President of the PIIGS?

December 10, 2011

The PIIGS (Portugal, Ireland, Italy, Greece and Spain) countries of Europe continue their economic slide, well past the tipping point and closer to the abyss than ever.  In spite of European Union bail-out efforts, combined with attempts to convince the profligate Socialist governments that they must rein in their unaffordable entitlement programs, little or no progress has been made on solving the underlying, core problem.

Recently, a number of the EU member states have managed to get the International Monetary Fund and its chief contributor, the United States, to contribute (“loan”) more money to try to prop up Italy, along with whatever a few of the EU members can scrape up.  As big a deal as it is to U.S. taxpayers, it’s just another drop into the fire bucket to be poured onto the European Socialist conflagration.  That whole effort may really be just to shame Germany, France and the United Kingdom into deeper financial participation in this unprecedented firefighting exercise.
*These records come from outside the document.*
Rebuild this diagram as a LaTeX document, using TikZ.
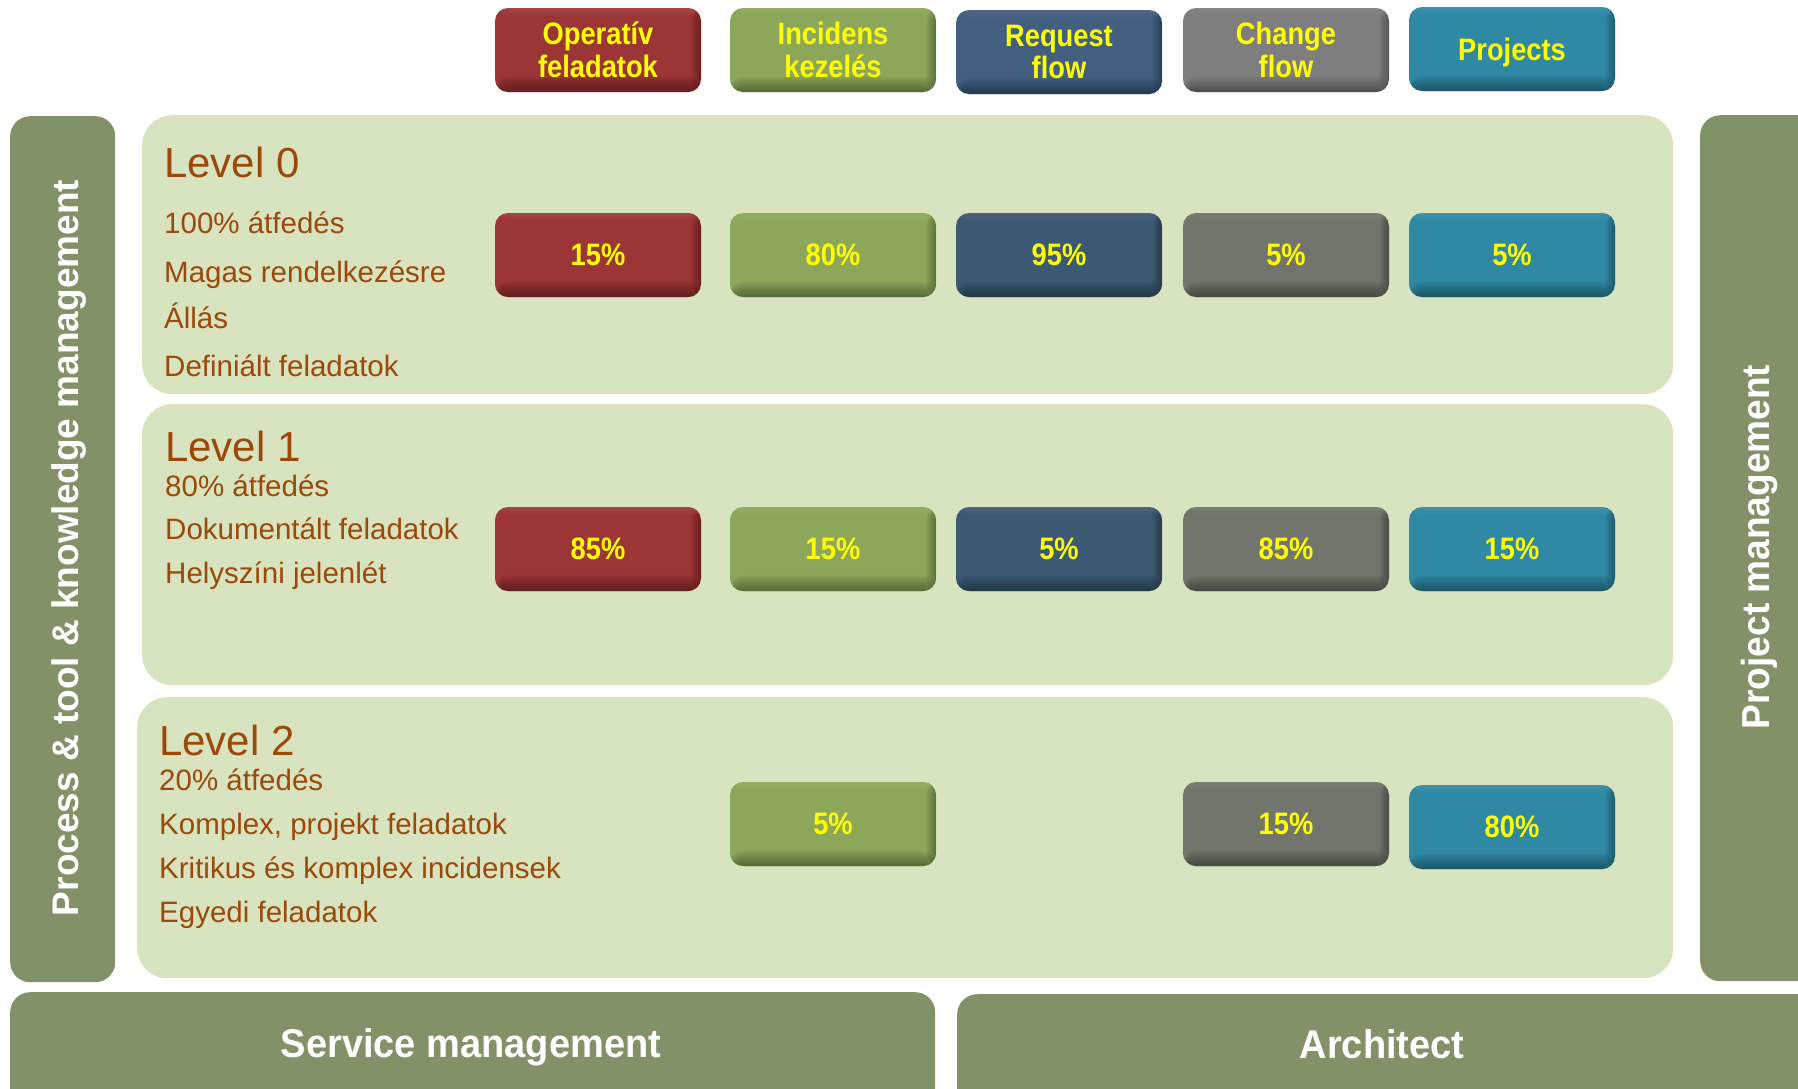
\documentclass[tikz,border=0pt]{standalone}
\usepackage{fontspec}
\setmainfont{Liberation Sans}
\newfontfamily\narrowfont[FakeStretch=0.88]{Liberation Sans}
\newfontfamily\midfont[FakeStretch=0.95]{Liberation Sans}
\definecolor{panelgreen}{RGB}{216,228,191}
\definecolor{barolive}{RGB}{131,145,105}
\definecolor{txtbrown}{RGB}{156,72,8}
\definecolor{cred}{RGB}{155,53,54}
\definecolor{cgreen}{RGB}{141,167,90}
\definecolor{cblueH}{RGB}{66,95,128}
\definecolor{cblueL}{RGB}{60,89,115}
\definecolor{cgrayH}{RGB}{126,126,126}
\definecolor{cgrayL}{RGB}{113,117,108}
\definecolor{cteal}{RGB}{48,137,164}
\definecolor{labelyellow}{RGB}{255,255,0}
\begin{document}
\begin{tikzpicture}[x=1pt,y=-1pt,
  panel/.style={fill=panelgreen, rounded corners=30pt, inner sep=0pt, anchor=north west},
  bar/.style={fill=barolive, rounded corners=20pt, inner sep=0pt, anchor=north west},
  cell/.style={fill=#1, rounded corners=13pt, minimum width=206pt, minimum height=84pt,
    inner sep=0pt, text=labelyellow, align=center,
    font=\narrowfont\bfseries\fontsize{31}{32.5}\selectfont,
    path picture={
      \foreach \h in {1,...,16}{
        \fill[black,opacity=0.022] ([yshift=\h pt]path picture bounding box.south west) rectangle (path picture bounding box.south east);
      }
      \foreach \w in {1,...,10}{
        \fill[black,opacity=0.03] ([xshift=-\w pt]path picture bounding box.north east) rectangle (path picture bounding box.south east);
      }
      \foreach \h in {1,...,8}{
        \fill[white,opacity=0.012] (path picture bounding box.north west) rectangle ([yshift=-\h pt]path picture bounding box.north east);
      }
    }},
  lvltitle/.style={anchor=base west, inner sep=0pt, text=txtbrown, font=\fontsize{42}{42}\selectfont},
  lvltext/.style={anchor=base west, inner sep=0pt, text=txtbrown, font=\fontsize{29.5}{29.5}\selectfont},
  sidetext/.style={text=white, inner sep=0pt, anchor=base},
]
\useasboundingbox (0,0) rectangle (1798,1088);
\clip (0,0) rectangle (1798,1088);

% level panels
\node[panel, minimum width=1531pt, minimum height=279pt] (p0) at (142,115) {};
\node[panel, minimum width=1531pt, minimum height=281pt] (p1) at (142,404) {};
\node[panel, minimum width=1536pt, minimum height=281pt] (p2) at (137,697) {};

% side and bottom bars
\node[bar, minimum width=105pt, minimum height=866pt] (lbar) at (10,116) {};
\node[bar, minimum width=140pt, minimum height=866pt] (rbar) at (1700,115) {};
\node[bar, minimum width=925pt, minimum height=140pt] (sbar) at (10,992) {};
\node[bar, minimum width=880pt, minimum height=140pt] (abar) at (957,994) {};

\node[sidetext, rotate=90, font=\bfseries\fontsize{37}{37}\selectfont] (ltxt) at (78,548) {Process \& tool \& knowledge management};
\node[sidetext, rotate=90, font=\midfont\bfseries\fontsize{39}{39}\selectfont] (rtxt) at (1769,547) {Project management};
\node[sidetext, font=\midfont\bfseries\fontsize{40}{40}\selectfont] (stxt) at (471,1057) {Service management};
\node[sidetext, font=\midfont\bfseries\fontsize{40}{40}\selectfont] (atxt) at (1382,1058) {Architect};

% header boxes
\node[cell=cred] (h1) at (598,50) {Operatív\\feladatok};
\node[cell=cgreen] (h2) at (833,50) {Incidens\\kezelés};
\node[cell=cblueH] (h3) at (1059,52) {Request\\flow};
\node[cell=cgrayH] (h4) at (1286,50) {Change\\flow};
\node[cell=cteal, text depth=0pt] (h5) at (1512,49) {Projects};

% level 0
\node[lvltitle] (t0) at (164,177) {Level 0};
\node[lvltext] (t0a) at (164,233) {100\% átfedés};
\node[lvltext] (t0b) at (164,282) {Magas rendelkezésre};
\node[lvltext] (t0c) at (164,328) {Állás};
\node[lvltext] (t0d) at (164,376) {Definiált feladatok};
\node[cell=cred] (a1) at (598,255) {15\%};
\node[cell=cgreen] (a2) at (833,255) {80\%};
\node[cell=cblueL] (a3) at (1059,255) {95\%};
\node[cell=cgrayL] (a4) at (1286,255) {5\%};
\node[cell=cteal] (a5) at (1512,255) {5\%};

% level 1
\node[lvltitle] (t1) at (165,461) {Level 1};
\node[lvltext] (t1a) at (165,496) {80\% átfedés};
\node[lvltext] (t1b) at (165,539) {Dokumentált feladatok};
\node[lvltext] (t1c) at (165,583) {Helyszíni jelenlét};
\node[cell=cred] (b1) at (598,549) {85\%};
\node[cell=cgreen] (b2) at (833,549) {15\%};
\node[cell=cblueL] (b3) at (1059,549) {5\%};
\node[cell=cgrayL] (b4) at (1286,549) {85\%};
\node[cell=cteal] (b5) at (1512,549) {15\%};

% level 2
\node[lvltitle] (t2) at (159,755) {Level 2};
\node[lvltext] (t2a) at (159,790) {20\% átfedés};
\node[lvltext] (t2b) at (159,834) {Komplex, projekt feladatok};
\node[lvltext] (t2c) at (159,878) {Kritikus és komplex incidensek};
\node[lvltext] (t2d) at (159,922) {Egyedi feladatok};
\node[cell=cgreen] (c2) at (833,824) {5\%};
\node[cell=cgrayL] (c4) at (1286,824) {15\%};
\node[cell=cteal] (c5) at (1512,827) {80\%};
\end{tikzpicture}
\end{document}
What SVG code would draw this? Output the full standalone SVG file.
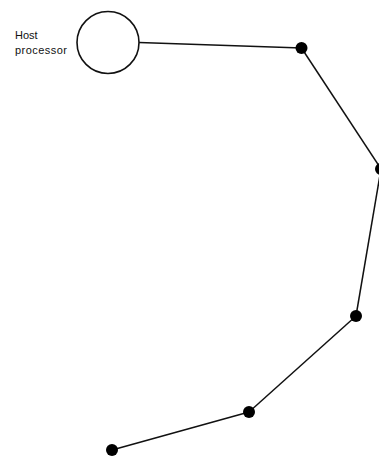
<svg xmlns="http://www.w3.org/2000/svg" width="379" height="456" viewBox="0 0 379 456">
<style>
.lbl{font-family:"Liberation Sans",Arial,sans-serif;font-size:11px;fill:#111}
.edge{stroke:#111;stroke-width:1.5;fill:none}
.dot{fill:#000}
</style>
<rect width="379" height="456" fill="#fff"/>
<g id="connectors">
<path class="edge" d="M139,42.5 L301.5,48"/>
<path class="edge" d="M301.5,48 L381,169"/>
<path class="edge" d="M381,169 L356,316"/>
<path class="edge" d="M356,316 L249,412"/>
<path class="edge" d="M249,412 L112,450"/>
</g>
<g id="host">
<circle cx="108" cy="42.5" r="31" fill="#fff" stroke="#111" stroke-width="1.6"/>
<text class="lbl" x="15" y="39">Host</text>
<text class="lbl" x="15" y="54" textLength="52">processor</text>
</g>
<g id="n1"><circle class="dot" cx="301.5" cy="48" r="6"/></g>
<g id="n2"><circle class="dot" cx="381" cy="169" r="6"/></g>
<g id="n3"><circle class="dot" cx="356" cy="316" r="6"/></g>
<g id="n4"><circle class="dot" cx="249" cy="412" r="6"/></g>
<g id="n5"><circle class="dot" cx="112" cy="450" r="6"/></g>
</svg>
The root of the problem is, of course, half one of human nature and half one of the known vulnerability that all democracies share.  The human frailty, which we all recognize even if we believe it is impolite to mention it, is our desire to get something for nothing.  Of course, all politicians―even the most dense and inarticulate―know that votes are purchased with promise capital.  Moreover, even that stupidest politician knows that the very best lure is something for nothing and that an ongoing vote-buying program is best of all.  Politicians also well understand that feasibility or deliverability of the promise is immaterial; we want to believe that we will get something free, with no strings attached.

That other part of the cause is a characteristic of democratic governments.  Alexis de Toqueville, a French scholar and philosopher, made an extensive visit and study of the United States.  It was de Toqueville who observed, ”A democracy cannot exist as a permanent form of government. It can only exist until the voters discover that they can vote themselves largesse from the public treasury. From that moment on, the majority always votes for the candidates promising the most benefits from the public treasury with the result that a democracy always collapses over loose fiscal policy, always followed by a dictatorship. The average age of the world’s greatest civilizations has been 200 years”.  No one has yet discovered a procedural method of avoiding this pitfall; but the United States has managed so far to last only a tiny bit longer than 200 years.

Barack Obama began campaigning for the office of President of the United States around 2002, and in 2008 he succeeded in being elected.  In large part, Obama’s appeal was his promise to be “a President of all the people”.  His “hope and change” slogan resonated even with some number of reasonable, educated and knowledgeable voters.  Over the years since he was elected, however, that promise seems increasingly in doubt.

President Obama seems to be stuck in a rut, ever since his 2012 reelection campaign season began in 2010.  His repetitive speeches are more strident and angry; his nice guy attitude is nowhere to be seen.  The only vestige of the old Obama is his prowess in raising campaign contributions.  He has been delivering Marxist class-envy speeches, filled with trite cold-war-era Soviet phrases, at every fund-raising stop on his current campaign trail.  It seems that Obama would feel comfortable only in a European Socialist government setting.

Obama’s legislative accomplishments also appear to be copies of the European Socialist initiatives that have led those progressive governments into imminent financial peril.  The President has refused to consider any but the most trivial reductions in government spending, and he is obsessed with increasing income taxes.  Taken together, the President’s speeches and his legislative agenda indicate that Obama is more of a President of the PIIGS than he is a President of the United States.  Perhaps it would be best if he abandoned the 2012 U.S. election and instead looked into organizing the PIIGS into their own union, with Barack Obama as its head.  PIIGS voters would undoubtedly be receptive to promises of more and more government largesse.